▸ **EXERCISE INPUTS**:

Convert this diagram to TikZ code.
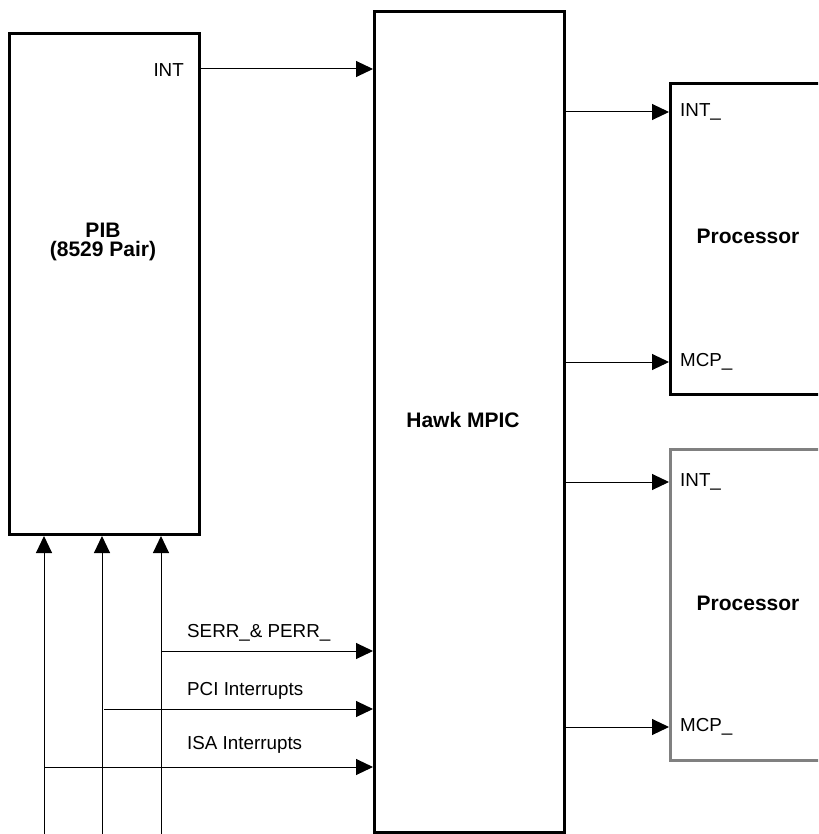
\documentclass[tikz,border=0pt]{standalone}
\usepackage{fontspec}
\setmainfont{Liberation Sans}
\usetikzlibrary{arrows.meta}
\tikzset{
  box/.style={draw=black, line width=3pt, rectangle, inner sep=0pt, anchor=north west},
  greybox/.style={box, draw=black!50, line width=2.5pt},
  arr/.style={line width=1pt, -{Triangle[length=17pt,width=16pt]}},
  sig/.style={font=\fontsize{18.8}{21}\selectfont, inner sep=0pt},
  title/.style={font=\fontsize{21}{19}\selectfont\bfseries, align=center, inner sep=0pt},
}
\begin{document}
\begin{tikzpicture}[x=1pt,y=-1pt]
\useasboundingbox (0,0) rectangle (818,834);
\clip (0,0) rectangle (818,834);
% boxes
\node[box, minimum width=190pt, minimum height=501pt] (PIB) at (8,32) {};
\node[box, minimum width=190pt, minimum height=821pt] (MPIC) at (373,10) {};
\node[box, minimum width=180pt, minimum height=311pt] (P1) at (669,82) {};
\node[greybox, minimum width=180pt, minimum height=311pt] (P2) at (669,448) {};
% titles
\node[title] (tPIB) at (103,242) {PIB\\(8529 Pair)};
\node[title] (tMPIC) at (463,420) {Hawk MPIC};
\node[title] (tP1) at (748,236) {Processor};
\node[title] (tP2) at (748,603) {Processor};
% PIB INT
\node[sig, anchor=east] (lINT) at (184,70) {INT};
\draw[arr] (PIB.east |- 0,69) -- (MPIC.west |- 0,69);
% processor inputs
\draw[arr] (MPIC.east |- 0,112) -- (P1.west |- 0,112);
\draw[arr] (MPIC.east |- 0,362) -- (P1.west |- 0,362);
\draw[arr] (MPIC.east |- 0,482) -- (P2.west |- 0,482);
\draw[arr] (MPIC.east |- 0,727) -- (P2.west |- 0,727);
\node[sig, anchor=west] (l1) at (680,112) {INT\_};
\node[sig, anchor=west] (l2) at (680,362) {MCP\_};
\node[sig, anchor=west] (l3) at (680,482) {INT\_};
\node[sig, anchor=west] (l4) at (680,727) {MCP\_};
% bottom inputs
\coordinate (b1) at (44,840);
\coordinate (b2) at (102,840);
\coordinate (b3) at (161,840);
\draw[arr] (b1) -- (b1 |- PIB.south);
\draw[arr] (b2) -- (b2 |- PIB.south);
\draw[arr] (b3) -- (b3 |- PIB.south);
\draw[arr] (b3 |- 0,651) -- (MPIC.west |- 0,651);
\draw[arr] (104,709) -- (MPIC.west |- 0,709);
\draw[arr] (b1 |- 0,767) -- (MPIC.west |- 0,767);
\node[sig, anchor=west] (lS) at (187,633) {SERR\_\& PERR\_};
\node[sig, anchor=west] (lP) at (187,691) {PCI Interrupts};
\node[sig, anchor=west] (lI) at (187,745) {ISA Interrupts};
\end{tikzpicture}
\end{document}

--

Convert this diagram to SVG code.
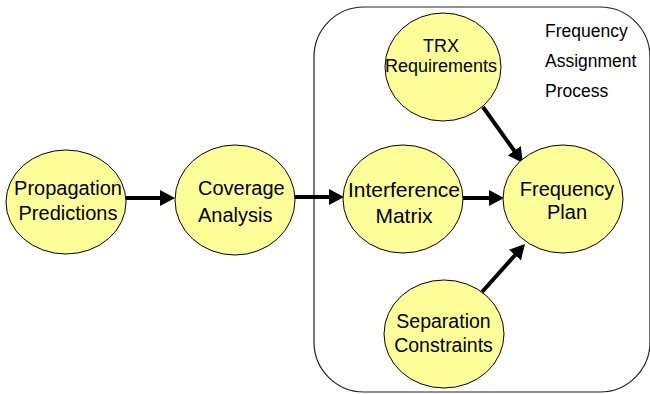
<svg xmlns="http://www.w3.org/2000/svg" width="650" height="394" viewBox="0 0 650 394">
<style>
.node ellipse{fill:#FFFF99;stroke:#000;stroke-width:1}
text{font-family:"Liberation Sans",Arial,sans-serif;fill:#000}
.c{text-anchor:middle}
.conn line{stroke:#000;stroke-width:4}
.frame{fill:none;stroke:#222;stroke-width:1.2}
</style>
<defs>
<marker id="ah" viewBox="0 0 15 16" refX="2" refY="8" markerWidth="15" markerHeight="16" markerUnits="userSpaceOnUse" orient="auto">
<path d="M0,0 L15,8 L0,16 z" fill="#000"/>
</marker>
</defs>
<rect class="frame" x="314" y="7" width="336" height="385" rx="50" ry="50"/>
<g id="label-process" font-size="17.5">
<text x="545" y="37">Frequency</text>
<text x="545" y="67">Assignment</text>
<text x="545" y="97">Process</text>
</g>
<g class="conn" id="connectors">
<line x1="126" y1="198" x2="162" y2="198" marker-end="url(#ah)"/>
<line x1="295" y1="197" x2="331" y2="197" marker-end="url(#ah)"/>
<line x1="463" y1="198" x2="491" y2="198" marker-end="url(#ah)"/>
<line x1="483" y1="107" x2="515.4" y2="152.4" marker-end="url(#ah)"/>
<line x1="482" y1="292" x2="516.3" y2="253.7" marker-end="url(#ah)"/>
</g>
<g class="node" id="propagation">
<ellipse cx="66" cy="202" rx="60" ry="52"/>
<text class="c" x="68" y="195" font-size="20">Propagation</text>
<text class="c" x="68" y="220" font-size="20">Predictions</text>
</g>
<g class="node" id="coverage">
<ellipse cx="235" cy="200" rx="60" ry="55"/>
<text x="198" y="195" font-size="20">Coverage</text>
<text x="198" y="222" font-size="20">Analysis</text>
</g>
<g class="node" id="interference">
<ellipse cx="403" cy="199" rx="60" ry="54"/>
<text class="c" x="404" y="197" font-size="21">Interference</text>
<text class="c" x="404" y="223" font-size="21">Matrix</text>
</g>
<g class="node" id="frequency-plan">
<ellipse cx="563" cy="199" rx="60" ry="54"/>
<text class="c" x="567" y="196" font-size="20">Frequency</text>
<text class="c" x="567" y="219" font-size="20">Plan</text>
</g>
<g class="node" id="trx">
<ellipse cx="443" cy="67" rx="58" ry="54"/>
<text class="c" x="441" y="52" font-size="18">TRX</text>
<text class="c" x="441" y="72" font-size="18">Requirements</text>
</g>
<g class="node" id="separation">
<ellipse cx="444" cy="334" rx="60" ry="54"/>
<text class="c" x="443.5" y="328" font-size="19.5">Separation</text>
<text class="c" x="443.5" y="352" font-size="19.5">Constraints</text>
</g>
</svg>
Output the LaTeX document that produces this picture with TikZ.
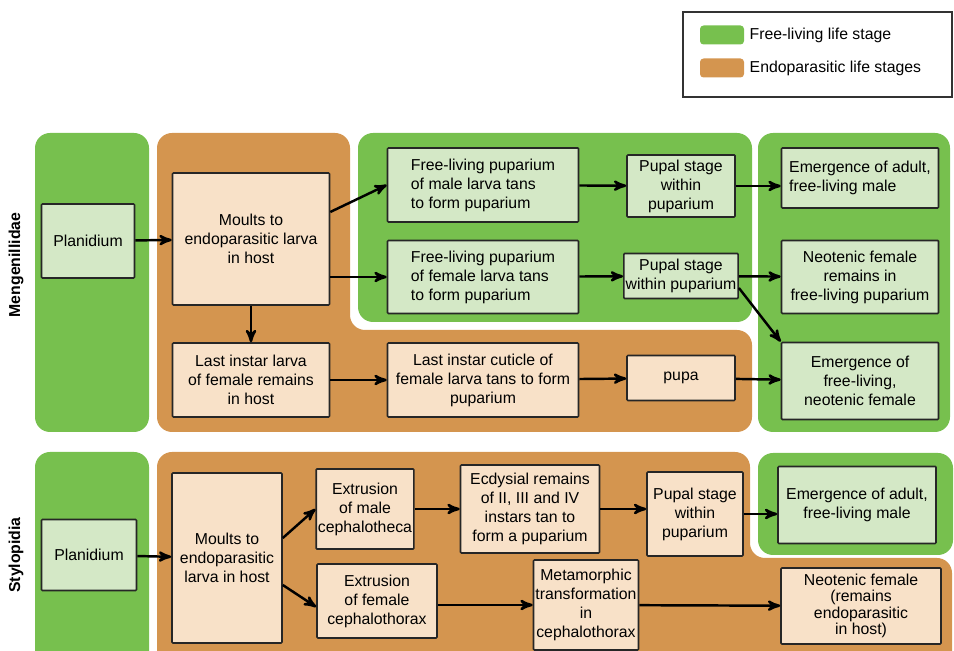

▸ **WHAT THE TASK ASKS**: State the count of lines above containing the string "diagram", and add nothing to it.

▸ **TASK ANSWER**: 2